The Human Element: Balancing Security and Privacy
Technical controls are essential, but the most sophisticated architecture can be undermined by a lack of ethical consideration for the individuals within and outside the organization. Security measures often require monitoring user activity, accessing personal data, or enforcing strict access controls, which can easily tip into surveillance or discrimination if not handled with care. The ethical imperative here is to strike a balance between protecting the enterprise and respecting the dignity and privacy of employees, customers, and partners. This requires transparency about what data is collected, why it is necessary, and how it is safeguarded, ensuring that security serves people rather than oppressing them.

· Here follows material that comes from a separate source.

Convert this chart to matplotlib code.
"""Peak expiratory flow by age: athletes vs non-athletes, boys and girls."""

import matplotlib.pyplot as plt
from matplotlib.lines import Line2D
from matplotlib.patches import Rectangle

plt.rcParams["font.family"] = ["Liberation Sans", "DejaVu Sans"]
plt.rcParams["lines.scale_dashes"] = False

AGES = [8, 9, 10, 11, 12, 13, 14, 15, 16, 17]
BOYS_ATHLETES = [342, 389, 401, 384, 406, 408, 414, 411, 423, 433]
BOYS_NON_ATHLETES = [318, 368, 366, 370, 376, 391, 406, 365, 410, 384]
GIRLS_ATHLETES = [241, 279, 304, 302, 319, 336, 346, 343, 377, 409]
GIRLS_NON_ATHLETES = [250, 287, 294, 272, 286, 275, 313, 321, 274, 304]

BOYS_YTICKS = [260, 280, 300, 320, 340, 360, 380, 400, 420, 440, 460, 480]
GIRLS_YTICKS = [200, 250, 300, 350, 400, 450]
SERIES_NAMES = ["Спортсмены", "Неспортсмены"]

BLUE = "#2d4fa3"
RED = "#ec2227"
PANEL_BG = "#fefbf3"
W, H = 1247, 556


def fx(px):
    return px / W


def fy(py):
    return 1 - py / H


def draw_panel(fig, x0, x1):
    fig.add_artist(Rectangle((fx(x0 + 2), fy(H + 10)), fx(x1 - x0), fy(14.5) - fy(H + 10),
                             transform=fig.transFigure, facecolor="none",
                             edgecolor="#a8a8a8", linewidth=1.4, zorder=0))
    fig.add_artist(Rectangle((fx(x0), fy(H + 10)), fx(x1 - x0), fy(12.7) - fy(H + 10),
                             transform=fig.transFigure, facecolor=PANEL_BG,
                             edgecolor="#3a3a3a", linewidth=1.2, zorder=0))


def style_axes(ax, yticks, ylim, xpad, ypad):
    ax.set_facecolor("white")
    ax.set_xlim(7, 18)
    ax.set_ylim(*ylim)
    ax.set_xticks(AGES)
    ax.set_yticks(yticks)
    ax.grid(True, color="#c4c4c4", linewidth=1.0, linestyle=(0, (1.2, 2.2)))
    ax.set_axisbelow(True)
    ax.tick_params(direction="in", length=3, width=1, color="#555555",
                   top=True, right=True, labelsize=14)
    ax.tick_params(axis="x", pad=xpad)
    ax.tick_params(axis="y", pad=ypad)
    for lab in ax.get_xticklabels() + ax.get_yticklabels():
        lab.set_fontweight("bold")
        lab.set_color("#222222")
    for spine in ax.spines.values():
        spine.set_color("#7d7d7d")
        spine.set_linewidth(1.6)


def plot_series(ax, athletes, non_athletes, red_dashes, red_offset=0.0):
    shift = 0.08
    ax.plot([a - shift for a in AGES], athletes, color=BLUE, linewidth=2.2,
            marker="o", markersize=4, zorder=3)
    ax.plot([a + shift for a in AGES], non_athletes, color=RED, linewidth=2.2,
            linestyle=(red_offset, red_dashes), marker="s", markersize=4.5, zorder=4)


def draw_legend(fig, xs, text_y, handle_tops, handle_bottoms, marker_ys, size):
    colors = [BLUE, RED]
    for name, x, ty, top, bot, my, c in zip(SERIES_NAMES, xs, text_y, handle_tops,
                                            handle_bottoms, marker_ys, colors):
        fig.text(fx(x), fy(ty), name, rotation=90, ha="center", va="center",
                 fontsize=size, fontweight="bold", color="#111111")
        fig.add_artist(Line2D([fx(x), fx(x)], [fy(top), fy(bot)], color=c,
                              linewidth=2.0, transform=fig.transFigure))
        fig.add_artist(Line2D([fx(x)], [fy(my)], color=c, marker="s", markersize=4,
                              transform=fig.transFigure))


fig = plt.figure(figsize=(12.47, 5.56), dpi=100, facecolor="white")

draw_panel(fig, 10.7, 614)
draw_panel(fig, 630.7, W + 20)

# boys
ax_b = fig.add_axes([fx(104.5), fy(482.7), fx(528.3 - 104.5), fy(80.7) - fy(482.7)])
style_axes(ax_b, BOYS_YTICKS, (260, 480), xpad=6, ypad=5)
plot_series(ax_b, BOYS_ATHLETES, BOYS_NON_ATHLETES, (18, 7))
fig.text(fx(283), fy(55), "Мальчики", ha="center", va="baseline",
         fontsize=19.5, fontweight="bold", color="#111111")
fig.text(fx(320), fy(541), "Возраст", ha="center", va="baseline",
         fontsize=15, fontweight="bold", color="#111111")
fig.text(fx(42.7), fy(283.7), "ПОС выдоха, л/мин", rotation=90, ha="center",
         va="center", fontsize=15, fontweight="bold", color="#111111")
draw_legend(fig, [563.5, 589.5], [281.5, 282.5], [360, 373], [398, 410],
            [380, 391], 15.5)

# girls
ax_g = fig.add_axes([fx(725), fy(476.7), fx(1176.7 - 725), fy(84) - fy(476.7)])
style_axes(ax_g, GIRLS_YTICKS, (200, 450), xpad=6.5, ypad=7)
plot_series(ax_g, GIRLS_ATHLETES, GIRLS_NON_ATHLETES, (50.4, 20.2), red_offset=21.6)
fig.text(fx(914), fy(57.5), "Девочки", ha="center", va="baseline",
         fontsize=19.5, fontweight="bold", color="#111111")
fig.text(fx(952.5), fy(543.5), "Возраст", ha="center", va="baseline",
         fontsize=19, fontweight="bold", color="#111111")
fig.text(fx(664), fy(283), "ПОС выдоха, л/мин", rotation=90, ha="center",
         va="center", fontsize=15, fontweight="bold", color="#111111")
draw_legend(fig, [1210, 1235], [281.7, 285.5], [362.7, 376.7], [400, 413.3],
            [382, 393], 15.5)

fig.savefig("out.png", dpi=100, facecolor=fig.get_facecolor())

Navigating the Gray Areas of Disclosure
One of the most complex ethical challenges arises in the realm of vulnerability disclosure. When a security researcher discovers a flaw in a widely used software or service, they face a critical choice: disclose the issue publicly to force rapid remediation, or privately notify the vendor to allow time for a patch before details go public. The responsible disclosure model attempts to navigate this by giving the vendor a reasonable timeframe to fix the issue, thereby protecting users from immediate exploitation. However, the ethics become murkier when vendors drag their feet or when the vulnerability poses an immediate risk to public safety, challenging security professionals to weigh the greater good against potential collateral damage.

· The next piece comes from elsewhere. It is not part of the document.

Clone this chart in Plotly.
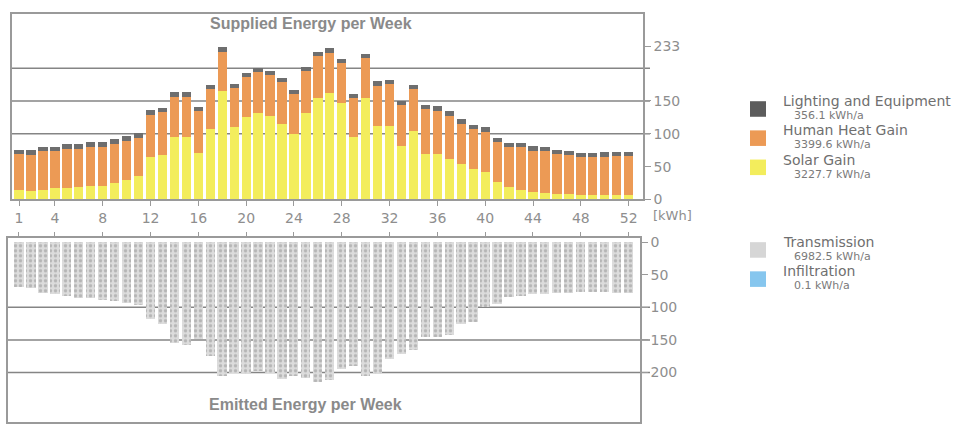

Data Stewardship and Lifecycle Management
Ethics in security extends far beyond the perimeter and into the data lifecycle itself. Organizations are increasingly burdened with vast troves of information, much of which may be obsolete yet retained due to technical inertia or vague compliance requirements. The ethical duty of a security team includes advocating for data minimization and establishing clear retention policies. This means asking difficult questions: Is this data still necessary for business operations or legal compliance? If not, it should be securely destroyed. Proper data stewardship reduces the attack surface and ensures that organizations do not become unwilling custodians of sensitive information that has outlived its purpose.

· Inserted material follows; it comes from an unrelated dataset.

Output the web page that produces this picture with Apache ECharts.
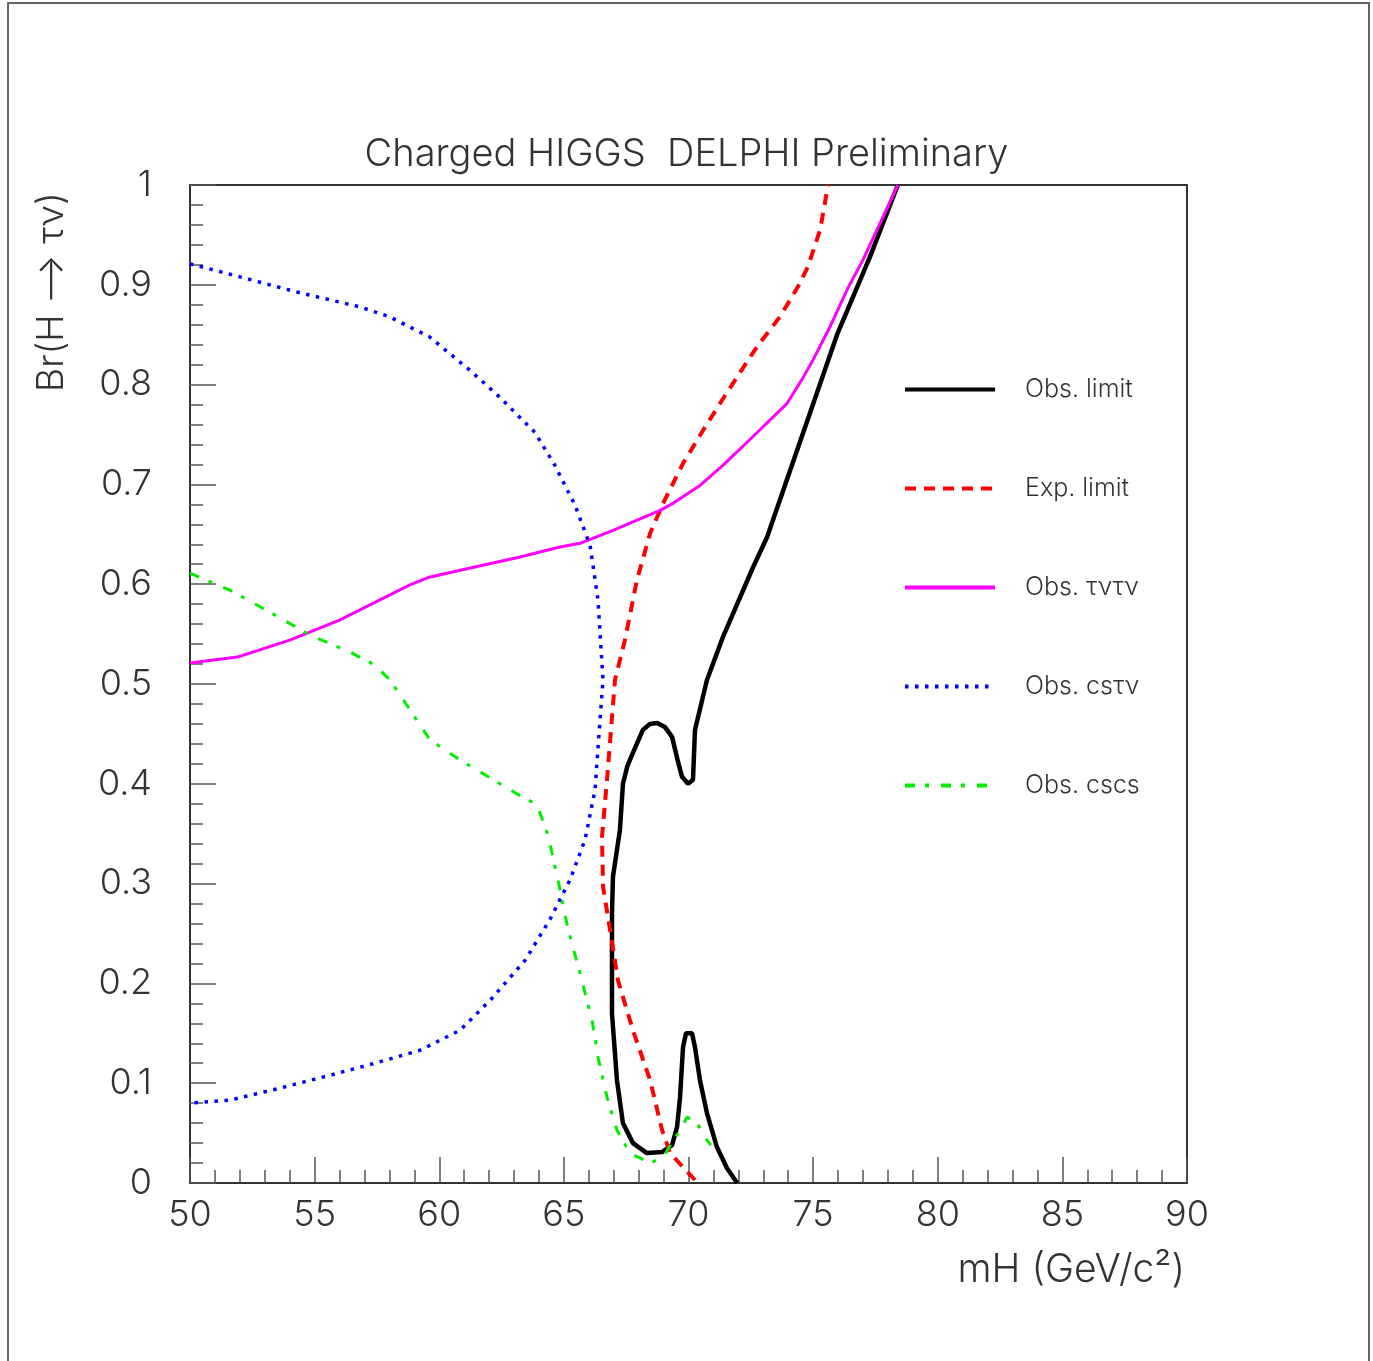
<!DOCTYPE html>
<html>
<head>
<meta charset="utf-8">
<script src="https://cdn.jsdelivr.net/npm/echarts@6/dist/echarts.min.js"></script>
<style>
  html, body { margin: 0; padding: 0; background: #fff; }
  #chart { width: 1373px; height: 1361px; }
</style>
</head>
<body>
<div id="chart"></div>
<script>
  // curves: [mH, Br]
  var obsLimit = [
    [71.95, 0.0], [71.54, 0.015], [71.14, 0.036], [70.74, 0.07], [70.46, 0.103],
    [70.26, 0.136], [70.14, 0.15], [69.90, 0.15], [69.78, 0.136], [69.66, 0.086],
    [69.54, 0.056], [69.34, 0.038], [68.94, 0.031], [68.33, 0.03], [67.77, 0.04],
    [67.37, 0.06], [67.13, 0.103], [66.93, 0.17], [66.93, 0.27], [66.97, 0.307],
    [67.25, 0.354], [67.37, 0.40], [67.55, 0.418], [67.77, 0.431], [68.17, 0.454],
    [68.45, 0.460], [68.74, 0.461], [69.05, 0.457], [69.34, 0.447], [69.55, 0.425],
    [69.74, 0.407], [69.98, 0.40], [70.18, 0.404], [70.26, 0.454], [70.74, 0.504],
    [71.38, 0.547], [72.59, 0.617], [73.15, 0.647], [75.96, 0.85], [77.28, 0.928],
    [78.4, 1.0]
  ];
  var expLimit = [
    [70.26, 0.003], [69.26, 0.03], [68.94, 0.053], [68.46, 0.103], [67.77, 0.153],
    [67.17, 0.203], [66.85, 0.254], [66.57, 0.297], [66.53, 0.347], [66.73, 0.404],
    [67.05, 0.504], [67.45, 0.544], [67.93, 0.604], [68.46, 0.651], [68.98, 0.681],
    [69.78, 0.721], [70.58, 0.754], [71.54, 0.792], [72.75, 0.838], [73.67, 0.868],
    [74.39, 0.898], [74.79, 0.918], [75.28, 0.955], [75.6, 1.0]
  ];
  var obsTauTau = [
    [50, 0.521], [51.9, 0.527], [54.0, 0.544], [56.0, 0.564], [57.6, 0.584],
    [58.8, 0.599], [59.6, 0.607], [61.2, 0.616], [63.2, 0.627], [64.8, 0.637],
    [65.65, 0.641], [66.97, 0.654], [68.86, 0.674], [69.38, 0.681], [70.46, 0.699],
    [71.38, 0.719], [72.59, 0.748], [73.95, 0.781], [74.55, 0.805], [75.0, 0.825],
    [75.68, 0.858], [76.36, 0.895], [77.0, 0.925], [78.4, 1.0]
  ];
  var obsCsTau = [
    [50, 0.921], [52.0, 0.908], [54.4, 0.892], [56.8, 0.878], [58.0, 0.868],
    [59.6, 0.848], [61.2, 0.815], [62.4, 0.788], [63.84, 0.752], [64.64, 0.719],
    [65.45, 0.679], [66.05, 0.639], [66.37, 0.584], [66.57, 0.504], [66.45, 0.464],
    [66.25, 0.394], [65.85, 0.344], [65.25, 0.304], [64.44, 0.264], [63.44, 0.223],
    [62.04, 0.183], [60.83, 0.153], [59.23, 0.133], [57.42, 0.120], [55.62, 0.108],
    [53.61, 0.095], [51.6, 0.083], [50, 0.080]
  ];
  var obsCsCs = [
    [50, 0.611], [51.6, 0.594], [53.21, 0.572], [54.81, 0.549], [56.42, 0.532],
    [57.42, 0.519], [58.02, 0.504], [58.83, 0.474], [59.63, 0.444], [60.83, 0.424],
    [62.04, 0.406], [63.04, 0.391], [63.92, 0.379], [64.36, 0.349], [64.76, 0.304],
    [65.17, 0.254], [65.65, 0.210], [66.13, 0.163], [66.37, 0.126], [66.73, 0.086],
    [67.13, 0.053], [67.65, 0.030], [68.46, 0.020], [68.98, 0.026], [69.66, 0.053],
    [69.94, 0.066], [70.34, 0.060], [70.74, 0.043], [70.9, 0.038]
  ];
  var legendNames = ['Obs. limit', 'Exp. limit', 'Obs. τντν', 'Obs. csτν', 'Obs. cscs'];

  var font = 'Inter';
  var fw = 300;
  var grey = '#333';

  var myChart = echarts.init(document.getElementById('chart'));

  var option = {
    backgroundColor: '#fff',
    animation: false,
    title: {
      text: 'Charged HIGGS  DELPHI Preliminary',
      left: 'center',
      top: 131,
      textStyle: { fontFamily: font, fontSize: 38, fontWeight: fw, color: grey }
    },
    legend: {
      orient: 'vertical',
      left: 898,
      top: 372,
      itemWidth: 90,
      itemHeight: 26,
      itemGap: 74,
      itemStyle: { opacity: 0 },
      lineStyle: { width: 4 },
      textStyle: { fontFamily: font, fontSize: 25, fontWeight: fw, color: grey, padding: [0, 0, 0, 25] },
      data: legendNames
    },
    grid: { left: 190, top: 185, right: 186, bottom: 178 },
    xAxis: [{
      type: 'value', min: 50, max: 90, interval: 5,
      axisLine: { onZero: false, lineStyle: { color: grey, width: 2 } },
      axisTick: { inside: true, length: 26, lineStyle: { color: '#555', width: 1.5 } },
      minorTick: { show: true, splitNumber: 5, length: 13, lineStyle: { color: '#555', width: 1.5 } },
      splitLine: { show: false },
      axisLabel: { margin: 14, fontFamily: font, fontSize: 36, fontWeight: fw, color: grey }
    }, {
      type: 'value', min: 50, max: 90, position: 'top',
      axisLine: { show: true, onZero: false, lineStyle: { color: grey, width: 2 } },
      axisTick: { show: false }, axisLabel: { show: false }, splitLine: { show: false }
    }],
    yAxis: [{
      type: 'value', min: 0, max: 1, interval: 0.1,
      axisLine: { show: true, onZero: false, lineStyle: { color: grey, width: 2 } },
      axisTick: { show: true, inside: true, length: 26, lineStyle: { color: '#555', width: 1.5 } },
      minorTick: { show: true, splitNumber: 5, length: 13, lineStyle: { color: '#555', width: 1.5 } },
      splitLine: { show: false },
      axisLabel: { margin: 38, fontFamily: font, fontSize: 36, fontWeight: fw, color: grey }
    }, {
      type: 'value', min: 0, max: 1, position: 'right',
      axisLine: { show: true, onZero: false, lineStyle: { color: grey, width: 2 } },
      axisTick: { show: false }, axisLabel: { show: false }, splitLine: { show: false }
    }],
    graphic: [
      { type: 'rect', shape: { x: 8, y: 3, width: 1361, height: 1362 },
        style: { fill: 'none', stroke: '#666', lineWidth: 2 }, silent: true },
      { type: 'text', x: 1185, y: 1270,
        style: { text: 'mH (GeV/c²)', font: '300 39px Inter', fill: grey,
                 textAlign: 'right', textVerticalAlign: 'middle' } },
      { type: 'text', x: 52, y: 292, rotation: Math.PI / 2,
        style: { text: 'Br(H ⟶ τν)', font: '300 37px Inter', fill: grey,
                 textAlign: 'center', textVerticalAlign: 'middle' } }
    ],
    series: [
      { name: legendNames[0], type: 'line', data: obsLimit, symbol: 'none',
        lineStyle: { color: '#000', width: 4.5 }, itemStyle: { color: '#000' } },
      { name: legendNames[1], type: 'line', data: expLimit, symbol: 'none',
        lineStyle: { color: '#ff0000', width: 4, type: [11, 8] }, itemStyle: { color: '#ff0000' } },
      { name: legendNames[2], type: 'line', data: obsTauTau, symbol: 'none',
        lineStyle: { color: '#ff00ff', width: 3 }, itemStyle: { color: '#ff00ff' } },
      { name: legendNames[3], type: 'line', data: obsCsTau, symbol: 'none',
        lineStyle: { color: '#0000ff', width: 3.5, type: [3.5, 6.5] }, itemStyle: { color: '#0000ff' } },
      { name: legendNames[4], type: 'line', data: obsCsCs, symbol: 'none',
        lineStyle: { color: '#00ee00', width: 3, type: [10, 10, 4, 12] }, itemStyle: { color: '#00ee00' } }
    ]
  };

  myChart.setOption(option);
</script>
</body>
</html>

Ensuring Fairness in Algorithmic and AI Security
As security operations increasingly leverage artificial intelligence and machine learning for threat detection, a new frontier of ethical concerns emerges. These systems are trained on data, and if that data contains historical biases, the algorithms will perpetuate and even amplify them. For instance, an AI-driven fraud detection system might unfairly flag transactions from specific geographic regions or demographic groups. Security leaders must ensure that their models are not only accurate but also fair and auditable, implementing rigorous testing to prevent the automation of discrimination under the guise of objective security.
Corporate Responsibility and Supply Chain Integrity
Modern security is a chain, and it is only as strong as its weakest link. An organization can invest heavily in its own defenses while remaining vulnerable through third-party vendors, contractors, and software suppliers. The ethical responsibility here demands rigorous vetting of partners and a transparent expectation that security standards are non-negotiable. This involves conducting thorough due diligence, establishing contractual obligations for data protection, and maintaining visibility into the security practices of the supply chain. A failure to manage this ecosystem ethically creates a blind spot that malicious actors are eager to exploit.